Raw data:
────
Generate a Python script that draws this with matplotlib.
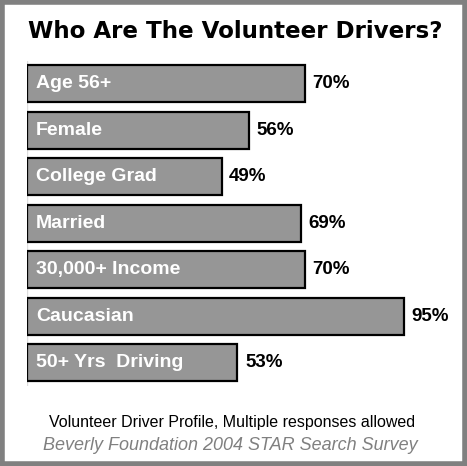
import numpy as np
import matplotlib.pyplot as plt
from matplotlib.patches import Rectangle

## Data

categories = ["Age 56+", "Female", "College Grad", "Married",
              "30,000+ Income", "Caucasian", "50+ Yrs  Driving"]
values = [70, 56, 49, 69, 70, 95, 53]
value_labels = ["70%", "56%", "49%", "69%", "70%", "95%", "53%"]

## Figure

fig = plt.figure(figsize=(4.67, 4.66), dpi=100)
fig.patch.set_facecolor("white")

# gray frame around the whole picture
fig.patches.append(Rectangle((0.004, 0.004), 0.992, 0.992, transform=fig.transFigure,
                             fill=False, edgecolor="#808080", linewidth=4))

ax = fig.add_axes([27 / 467, 1 - 386 / 466, 397 / 467, 325.5 / 466])
y = np.arange(len(categories))

ax.barh(y, values, height=0.8, color="#969696", edgecolor="black", linewidth=1.6)

for yi, cat, v, lab in zip(y, categories, values, value_labels):
    ax.annotate(cat, (0, yi), xytext=(6.5, 0), textcoords="offset points",
                ha="left", va="center", color="white", fontsize=14,
                fontweight="bold", family="Liberation Sans")
    ax.annotate(lab, (v, yi), xytext=(5.5, 0), textcoords="offset points",
                ha="left", va="center", color="black", fontsize=13.5,
                fontweight="bold", family="Liberation Sans")

ax.set_xlim(0, 100)
ax.set_ylim(len(categories) - 0.5, -0.5)
ax.axis("off")
ax.axvline(0, color="#dddddd", linewidth=1, zorder=0)

fig.text(0.504, 1 - 32 / 466, "Who Are The Volunteer Drivers?", ha="center", va="center",
         fontsize=16.6, fontweight="bold", family="DejaVu Sans")

fig.text(0.497, 1 - 422 / 466, "Volunteer Driver Profile, Multiple responses allowed",
         ha="center", va="center", fontsize=11.5, family="Liberation Sans")
fig.text(0.494, 1 - 446 / 466, "Beverly Foundation 2004 STAR Search Survey",
         ha="center", va="center", fontsize=13, style="italic", color="#808080",
         family="Liberation Sans")

fig.savefig("out.png", dpi=100, facecolor="white")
────
Without the pictures, repeat the listing above exactly.

Right answer:
Generate a Python script that draws this with matplotlib.
import numpy as np
import matplotlib.pyplot as plt
from matplotlib.patches import Rectangle

## Data

categories = ["Age 56+", "Female", "College Grad", "Married",
              "30,000+ Income", "Caucasian", "50+ Yrs  Driving"]
values = [70, 56, 49, 69, 70, 95, 53]
value_labels = ["70%", "56%", "49%", "69%", "70%", "95%", "53%"]

## Figure

fig = plt.figure(figsize=(4.67, 4.66), dpi=100)
fig.patch.set_facecolor("white")

# gray frame around the whole picture
fig.patches.append(Rectangle((0.004, 0.004), 0.992, 0.992, transform=fig.transFigure,
                             fill=False, edgecolor="#808080", linewidth=4))

ax = fig.add_axes([27 / 467, 1 - 386 / 466, 397 / 467, 325.5 / 466])
y = np.arange(len(categories))

ax.barh(y, values, height=0.8, color="#969696", edgecolor="black", linewidth=1.6)

for yi, cat, v, lab in zip(y, categories, values, value_labels):
    ax.annotate(cat, (0, yi), xytext=(6.5, 0), textcoords="offset points",
                ha="left", va="center", color="white", fontsize=14,
                fontweight="bold", family="Liberation Sans")
    ax.annotate(lab, (v, yi), xytext=(5.5, 0), textcoords="offset points",
                ha="left", va="center", color="black", fontsize=13.5,
                fontweight="bold", family="Liberation Sans")

ax.set_xlim(0, 100)
ax.set_ylim(len(categories) - 0.5, -0.5)
ax.axis("off")
ax.axvline(0, color="#dddddd", linewidth=1, zorder=0)

fig.text(0.504, 1 - 32 / 466, "Who Are The Volunteer Drivers?", ha="center", va="center",
         fontsize=16.6, fontweight="bold", family="DejaVu Sans")

fig.text(0.497, 1 - 422 / 466, "Volunteer Driver Profile, Multiple responses allowed",
         ha="center", va="center", fontsize=11.5, family="Liberation Sans")
fig.text(0.494, 1 - 446 / 466, "Beverly Foundation 2004 STAR Search Survey",
         ha="center", va="center", fontsize=13, style="italic", color="#808080",
         family="Liberation Sans")

fig.savefig("out.png", dpi=100, facecolor="white")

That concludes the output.